How can we discover a discord of length `L` using MatrixProfile(`P`)? The solution is straightforward. `P` shows the distance of each subsequence to its `NN`. Therefore, the one that has the greatest distance to its `NN` is considered as the discord.

There are some advantages/disadvantages in using `P` for discovering discords:

* Advantage:
Once we have the `P`, finding the discord is easy. Also, one can obtain the `top-k` discords very quickly by getting the first `k` largest distances in `P`.

* Disadvantage:
It needs to be calculated for each new length `L` in `[minL, maxL]`. Furthermore, all pairwise calculations are required for obtaining `P`. 

As will be shown later, `MERLIN` can skip some  of the pair-wise distance calculations. Also, it can use the `discord_dist` of length `L` to narrow down the search space for disovering the discord of length `L+1`.

## MERLIN

There are two main ideas at the core of the `MERLIN` algorithm. In below, we briefly explain each concept. Then, we will show its implementation and discuss its performance.
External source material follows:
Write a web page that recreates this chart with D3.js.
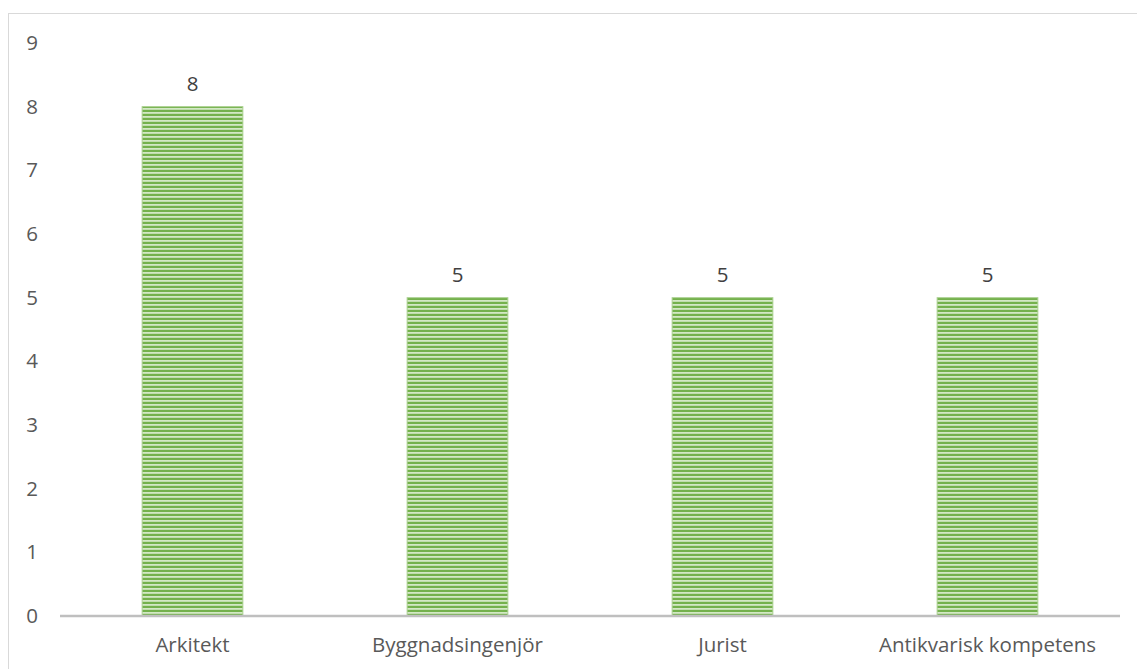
<!DOCTYPE html>
<html><head><meta charset="utf-8">
<script src="https://cdn.jsdelivr.net/npm/d3@7"></script>
<style>body{margin:0;background:#fff;} text{font-family:"Open Sans","Liberation Sans",sans-serif;}</style>
</head><body>
<svg id="c" width="1137" height="669"></svg>
<script>
const categories = ["Arkitekt", "Byggnadsingenjör", "Jurist", "Antikvarisk kompetens"];
const values = [8, 5, 5, 5];
const yTicks = [0,1,2,3,4,5,6,7,8,9];

const svg = d3.select("#c");
const W = 1137, H = 669;
const m = {left: 60, right: 17, top: 43, bottom: 53};
const FS = 20.5;

svg.append("rect").attr("x", 8.5).attr("y", 13.5).attr("width", W + 10).attr("height", H + 10)
  .attr("fill", "none").attr("stroke", "#d9d9d9").attr("stroke-width", 1);

const defs = svg.append("defs");
const pat = defs.append("pattern").attr("id", "stripes").attr("patternUnits", "userSpaceOnUse")
  .attr("width", 8).attr("height", 4);
pat.append("rect").attr("width", 8).attr("height", 4).attr("fill", "#74b14c");
pat.append("rect").attr("y", 0).attr("width", 8).attr("height", 1.8).attr("fill", "#d3e8c5");

const x = d3.scaleBand().domain(categories).range([m.left, W - m.right]).paddingInner(0.62).paddingOuter(0.31);
const y = d3.scaleLinear().domain([0, 9]).range([H - m.bottom, m.top]);

// y labels
const yAxis = d3.axisLeft(y).tickValues(yTicks).tickSize(0).tickPadding(0).tickFormat(d3.format("d"));
const gy = svg.append("g").attr("transform", `translate(32,0)`).call(yAxis);
gy.select(".domain").remove();
gy.selectAll("text").attr("font-size", FS).attr("fill", "#595959").attr("text-anchor", "middle")
  .attr("font-family", "'Open Sans','Liberation Sans',sans-serif");

// bars
svg.append("g").selectAll("rect").data(values).join("rect")
  .attr("x", (d, i) => x(categories[i]))
  .attr("y", d => y(d))
  .attr("width", x.bandwidth())
  .attr("height", d => y(0) - y(d))
  .attr("fill", "url(#stripes)")
  .attr("stroke", "#a9d08e").attr("stroke-width", 1);

// x axis
const xAxis = d3.axisBottom(x).tickSize(0).tickPadding(21);
const gx = svg.append("g").attr("transform", `translate(0,${y(0)})`).call(xAxis);
gx.select(".domain").attr("stroke", "#bfbfbf").attr("stroke-width", 2.5)
  .attr("d", `M${m.left},0H${W - m.right}`);
gx.selectAll("text").attr("font-size", FS).attr("fill", "#595959")
  .attr("font-family", "'Open Sans','Liberation Sans',sans-serif");

// value labels
svg.append("g").selectAll("text").data(values).join("text")
  .attr("x", (d, i) => x(categories[i]) + x.bandwidth() / 2)
  .attr("y", d => y(d) - 16)
  .attr("text-anchor", "middle").attr("font-size", FS).attr("fill", "#404040")
  .text(d => d);
</script>
</body></html>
### Idea (1): Elimination Approach
The idea can be explained as follows: Suppose we are told that the discord distance (`discord_dist`) of length `L` is at least `min_dist` (**NOTE:** In the second Idea, we will explain how to set the `min_dist` value). That means the distance between the discord and each one of its neighbors is at least min_dist. We start scanning the subsequences. If, for a subsequence S, we realize that it has a neighbor to which its distance is smaller than `min_dist`, we can say S cannot be the discord. We just eliminated one candidate! 

The main idea is to eliminate all subsequences for which there exist at least one neighbor with pair-wise distance less than `min_dist`. Therefore, the remaining subsequences (i.e. candidates) are the ones that have a distance great than/equal to `min_dist`. Now, we can find the `NN` of each candidate and choose the discord as the one that has the greatest distance to its `NN`. 

-------------------------------------

We would like to have small amount of candidates after the elimination process. This is where choosing a good value for `min_dist` becomes important. For instance, let us consider two very extreme scenarios:

Scenario (I): Choosing a very small value `min_dist = 1e-100`. In this case, we are most likly ended up with almost all subsequnces as the candidates.

Scenario (II): Choosing a very large value `min_dist = 1e+100`. In this case, we are most likely ended up with no candidates at all. 

In the second idea below, we explain how MERLIN chooses the value for `min_dist`.

### Idea (2): Choosing `min_dist`
Let us assume we already discovered the discord `d` of length `L` whose distance to its NN (`d_NN`) is `discord_dist`. Now, to find the discord of length `L+1`, we can set `min_dist = discord_dist`. Because we are increasing the length of subsequences by one, we can say their distance to their neighbors are larger compared to the case where the length was L. So, `min_dist`can be considered as a safe choice for discovering discord of length `L+1`.